=== Goal ===
Which lines hold the word "draws"? Copy each one.

=== Data segment ===
►

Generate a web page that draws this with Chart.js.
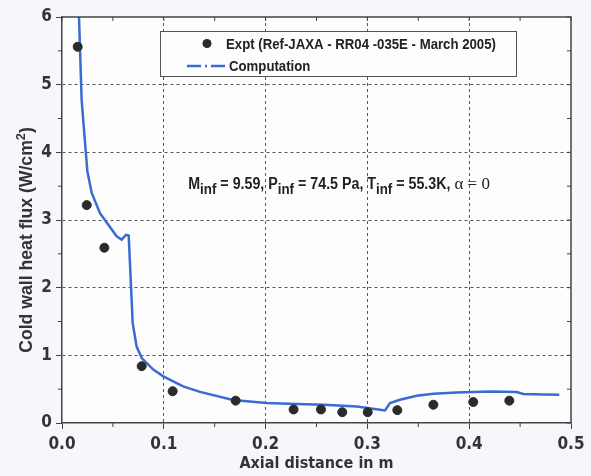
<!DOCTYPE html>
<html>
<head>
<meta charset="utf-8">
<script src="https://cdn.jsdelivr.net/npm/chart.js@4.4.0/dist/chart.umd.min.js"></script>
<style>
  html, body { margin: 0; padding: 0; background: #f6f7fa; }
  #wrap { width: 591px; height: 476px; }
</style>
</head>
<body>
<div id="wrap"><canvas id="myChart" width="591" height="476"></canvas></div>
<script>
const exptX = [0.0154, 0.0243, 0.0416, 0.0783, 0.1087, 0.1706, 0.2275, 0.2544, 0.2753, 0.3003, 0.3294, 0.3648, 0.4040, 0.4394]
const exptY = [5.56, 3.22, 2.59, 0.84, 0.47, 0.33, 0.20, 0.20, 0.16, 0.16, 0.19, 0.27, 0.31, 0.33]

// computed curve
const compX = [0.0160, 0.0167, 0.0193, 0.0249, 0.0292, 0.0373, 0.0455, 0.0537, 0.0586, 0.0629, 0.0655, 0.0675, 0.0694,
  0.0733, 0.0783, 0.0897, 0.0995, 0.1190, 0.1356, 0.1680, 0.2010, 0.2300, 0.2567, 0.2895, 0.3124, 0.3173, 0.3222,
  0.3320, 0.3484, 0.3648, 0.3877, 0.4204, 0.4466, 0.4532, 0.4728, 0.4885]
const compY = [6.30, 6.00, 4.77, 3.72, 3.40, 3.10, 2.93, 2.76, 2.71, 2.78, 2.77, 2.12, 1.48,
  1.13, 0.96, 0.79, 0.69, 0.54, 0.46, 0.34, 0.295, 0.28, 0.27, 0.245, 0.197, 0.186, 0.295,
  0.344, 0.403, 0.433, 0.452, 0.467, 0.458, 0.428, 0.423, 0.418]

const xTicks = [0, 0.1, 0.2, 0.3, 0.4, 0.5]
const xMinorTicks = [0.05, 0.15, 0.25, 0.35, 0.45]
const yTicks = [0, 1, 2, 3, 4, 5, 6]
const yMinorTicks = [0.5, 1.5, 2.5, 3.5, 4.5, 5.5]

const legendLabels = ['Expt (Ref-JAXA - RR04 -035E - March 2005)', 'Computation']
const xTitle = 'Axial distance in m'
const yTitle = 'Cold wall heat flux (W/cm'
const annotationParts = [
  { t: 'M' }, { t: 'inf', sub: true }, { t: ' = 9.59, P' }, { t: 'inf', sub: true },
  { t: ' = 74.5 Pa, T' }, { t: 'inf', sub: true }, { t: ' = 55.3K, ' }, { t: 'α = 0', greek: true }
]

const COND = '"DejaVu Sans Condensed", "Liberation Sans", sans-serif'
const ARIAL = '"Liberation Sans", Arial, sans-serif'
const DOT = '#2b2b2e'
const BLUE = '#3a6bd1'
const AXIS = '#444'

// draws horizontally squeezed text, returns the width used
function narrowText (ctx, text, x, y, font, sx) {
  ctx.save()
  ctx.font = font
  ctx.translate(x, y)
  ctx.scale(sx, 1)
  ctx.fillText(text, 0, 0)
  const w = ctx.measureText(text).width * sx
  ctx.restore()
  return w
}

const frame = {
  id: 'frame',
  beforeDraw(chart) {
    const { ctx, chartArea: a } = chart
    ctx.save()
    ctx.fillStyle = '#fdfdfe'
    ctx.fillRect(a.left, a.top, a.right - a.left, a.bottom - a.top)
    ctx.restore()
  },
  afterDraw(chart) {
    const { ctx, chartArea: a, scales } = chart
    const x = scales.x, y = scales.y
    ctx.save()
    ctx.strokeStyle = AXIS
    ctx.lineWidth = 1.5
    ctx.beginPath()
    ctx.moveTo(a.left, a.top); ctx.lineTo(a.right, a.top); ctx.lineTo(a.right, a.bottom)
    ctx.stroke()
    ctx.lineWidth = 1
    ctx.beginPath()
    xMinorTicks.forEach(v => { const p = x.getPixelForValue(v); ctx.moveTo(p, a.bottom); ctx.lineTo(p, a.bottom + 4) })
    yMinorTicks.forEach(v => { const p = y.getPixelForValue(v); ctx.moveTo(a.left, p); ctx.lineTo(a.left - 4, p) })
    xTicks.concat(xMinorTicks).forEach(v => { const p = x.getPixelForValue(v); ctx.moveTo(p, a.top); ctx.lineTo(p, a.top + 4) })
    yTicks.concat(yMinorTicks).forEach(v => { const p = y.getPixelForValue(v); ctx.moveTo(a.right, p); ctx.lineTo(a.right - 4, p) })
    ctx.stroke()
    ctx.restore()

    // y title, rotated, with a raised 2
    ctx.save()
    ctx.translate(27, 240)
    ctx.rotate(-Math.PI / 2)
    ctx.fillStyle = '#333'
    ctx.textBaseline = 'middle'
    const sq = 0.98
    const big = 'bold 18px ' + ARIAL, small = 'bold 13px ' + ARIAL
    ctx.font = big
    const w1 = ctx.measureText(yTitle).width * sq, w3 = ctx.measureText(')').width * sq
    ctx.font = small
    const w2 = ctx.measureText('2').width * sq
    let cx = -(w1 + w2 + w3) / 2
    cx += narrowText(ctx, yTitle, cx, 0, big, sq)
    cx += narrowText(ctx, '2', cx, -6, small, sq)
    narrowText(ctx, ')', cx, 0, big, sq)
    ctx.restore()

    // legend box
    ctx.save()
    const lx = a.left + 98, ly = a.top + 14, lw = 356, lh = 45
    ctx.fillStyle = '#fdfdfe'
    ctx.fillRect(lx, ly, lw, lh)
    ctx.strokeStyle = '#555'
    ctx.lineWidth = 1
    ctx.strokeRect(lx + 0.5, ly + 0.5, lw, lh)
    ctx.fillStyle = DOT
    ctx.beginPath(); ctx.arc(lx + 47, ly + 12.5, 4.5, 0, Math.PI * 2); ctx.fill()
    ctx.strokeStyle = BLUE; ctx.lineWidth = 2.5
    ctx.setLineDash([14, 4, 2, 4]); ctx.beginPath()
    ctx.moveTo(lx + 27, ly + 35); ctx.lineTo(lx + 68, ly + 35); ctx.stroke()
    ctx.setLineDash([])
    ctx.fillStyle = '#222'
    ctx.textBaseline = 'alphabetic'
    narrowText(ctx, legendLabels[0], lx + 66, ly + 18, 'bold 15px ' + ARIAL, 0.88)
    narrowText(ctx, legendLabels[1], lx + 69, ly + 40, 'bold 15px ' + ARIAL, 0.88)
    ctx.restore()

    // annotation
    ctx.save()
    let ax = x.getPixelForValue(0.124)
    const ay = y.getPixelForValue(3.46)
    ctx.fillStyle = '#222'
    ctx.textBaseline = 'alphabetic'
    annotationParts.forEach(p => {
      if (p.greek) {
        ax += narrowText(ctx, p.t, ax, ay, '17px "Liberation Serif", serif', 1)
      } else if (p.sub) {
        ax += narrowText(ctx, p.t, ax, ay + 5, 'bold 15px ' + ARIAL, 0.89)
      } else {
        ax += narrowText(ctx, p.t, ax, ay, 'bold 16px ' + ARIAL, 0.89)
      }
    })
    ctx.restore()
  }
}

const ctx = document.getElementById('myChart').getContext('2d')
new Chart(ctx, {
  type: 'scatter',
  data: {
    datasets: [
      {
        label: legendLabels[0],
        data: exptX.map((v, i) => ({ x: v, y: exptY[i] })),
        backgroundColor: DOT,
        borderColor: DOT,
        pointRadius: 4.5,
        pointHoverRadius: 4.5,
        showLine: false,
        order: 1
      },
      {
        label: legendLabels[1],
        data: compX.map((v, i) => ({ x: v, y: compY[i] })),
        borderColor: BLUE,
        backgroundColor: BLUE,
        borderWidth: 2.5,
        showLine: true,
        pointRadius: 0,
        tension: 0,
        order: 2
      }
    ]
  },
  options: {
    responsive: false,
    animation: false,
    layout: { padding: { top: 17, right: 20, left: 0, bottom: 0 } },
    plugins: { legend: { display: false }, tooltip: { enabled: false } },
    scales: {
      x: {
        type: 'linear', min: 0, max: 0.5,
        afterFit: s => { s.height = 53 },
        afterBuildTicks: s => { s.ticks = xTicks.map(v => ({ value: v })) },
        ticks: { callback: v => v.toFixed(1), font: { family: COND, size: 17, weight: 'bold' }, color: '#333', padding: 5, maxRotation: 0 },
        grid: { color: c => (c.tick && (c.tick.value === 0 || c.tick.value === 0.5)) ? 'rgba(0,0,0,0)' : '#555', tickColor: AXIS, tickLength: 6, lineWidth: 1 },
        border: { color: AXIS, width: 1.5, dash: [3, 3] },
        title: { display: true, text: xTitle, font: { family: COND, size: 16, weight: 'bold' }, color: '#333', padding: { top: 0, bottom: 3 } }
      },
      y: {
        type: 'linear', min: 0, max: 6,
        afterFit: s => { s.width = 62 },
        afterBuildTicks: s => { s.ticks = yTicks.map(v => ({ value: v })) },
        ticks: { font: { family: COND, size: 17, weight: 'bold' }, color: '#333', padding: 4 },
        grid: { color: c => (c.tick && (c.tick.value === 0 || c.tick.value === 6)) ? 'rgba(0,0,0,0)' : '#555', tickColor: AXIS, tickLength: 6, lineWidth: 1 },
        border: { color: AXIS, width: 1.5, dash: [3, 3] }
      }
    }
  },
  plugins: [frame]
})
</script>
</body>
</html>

◄

=== Task result ===
Generate a web page that draws this with Chart.js.
// draws horizontally squeezed text, returns the width used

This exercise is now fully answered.